Terry is my third agent, so I can tell you the differences between having a good agent and a bad one. Terry is a great one. If you want to know more about how to find an agent and what to look for in an agent, you can read an article I wrote on my blog entitled, The Agent Search-It's All About Faith. But in this post, I want to give you some insight on what other things an agent can do for you.

When I'm in between manuscripts, I'll send him story ideas on what to work on next. There are always lots of choices. It could be a sequel to another book I've written, or a new book on a new idea, or something in an era I've never tried before since I write historicals. Terry is more familiar with the market as he goes to more conferences than I do, and talks to more editors and agents. He knows what some editors have been looking for. Sometimes editors will ask him if he has any manuscripts in a particular genre or on a specific subject. With this kind of insight, he has more of an idea of which way the pendulum is swinging in the market. Since it takes me a year to write a book, I don't want to spend a whole year working on an European historical if all of the publishers want American historicals because of a tight economy. If they are determined to limit risks and only publish books they know are a sure bet for a financial profit, I need to be working on that. I'll get another chance to write those European historicals later.

Also, I have a limited budget, and I need to make the most of it when choosing which writing conferences and retreats to attend, and which marketing ideas to invest in. I can bounce those ideas off Terry and know that I'm getting valuable input. I don't have to worry about attending every conference and making sure I get as many editor appointments as possible. As my agent, Terry can send in those submissions for me.

And working on the contracts, it was a relief to be able to have someone read over it and go over the details with me. I could ask questions and get clarity on anything I didn't understand. He could tell me if something was in the norm or unusual, if something was in my favor or give the the risks if it wasn't.

Terry sold my first manuscript, so if it wasn't for him I wouldn't be getting published right now. He made sure that my manuscripts were in front of Barbara at the right time. I didn't even know about the new fiction line at Abingdon, but he did, and he already had my manuscripts to her. He more than earned his fee. In fact, since I've had Terry from the beginning, I never had his fee in my pocket, so I never felt as if I was losing any money. I think that can be a disadvantage if you sell before you actually have an agent.

The decision to search for an agent is a personal choice, but for me, it has been the best choice.
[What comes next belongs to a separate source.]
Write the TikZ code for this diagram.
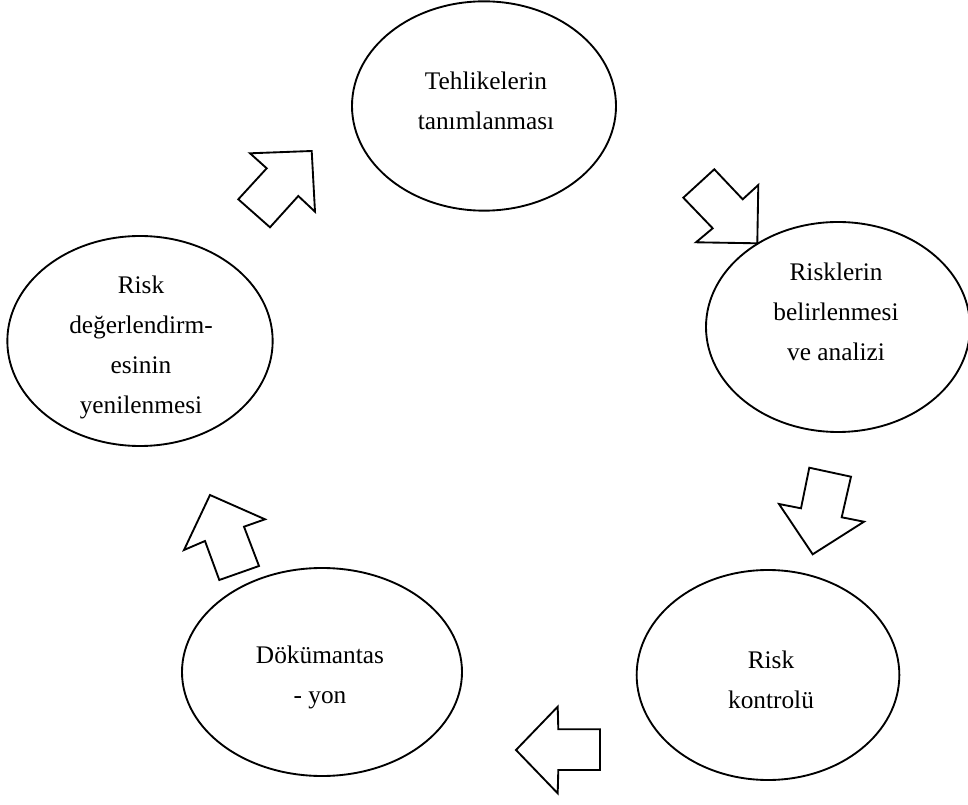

  1. Thanks for the insight, Jenn.
    I would like to pitch to Agents, but I feel like I come to them with little to offer. I only have 2complete books under my belt - one which I am revising and the other I don't even want to think about revising right now! I have a slew of ideas, but they're only ideas, not something on paper yet.
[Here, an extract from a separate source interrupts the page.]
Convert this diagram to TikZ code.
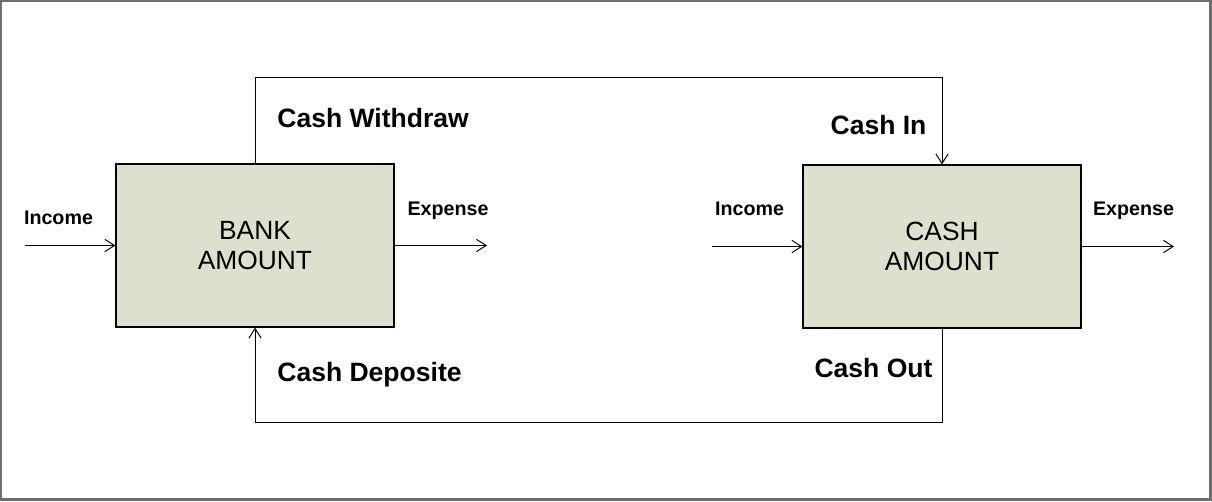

    When is someone ready for an agent?

  2. Very interesting post, Jenn!

    And for our readers, I'm sorry I didn't post on Thursday. I was out of town, and my parents' Internet would not work AT ALL! Very frustrating.


  3. Christy,

    That depends on the person, how polished their manuscript is, what is going on in their personal life, etc. One thing I know, if you submit and you aren't ready, it won't happen until you are ready. God will protect you in that way. Trust Him. You might get some great feedback that you can use, or develop a personal relationship with an agent.

    I was reading Agent Rachelle Gardner's blog the other day, and she talked about those manuscripts she's passed on, but later saw published. It wasn't ready when it came to her, but the author didn't give up, kept submitting and it happened. It's all about the timing and what is meant to be.

    I once heard from an agent/editor panel that submissions build a reputation of unpublished authors and they start looking out for certain names as they begin winning contests and they know that author is getting closer. They pay attention when their next submission comes, because they know that author is bound to be ready soon.

  4. Thanks for your input & advice Jenn, this is very interesting.

  5. I gathered good information from this. Thank you!!!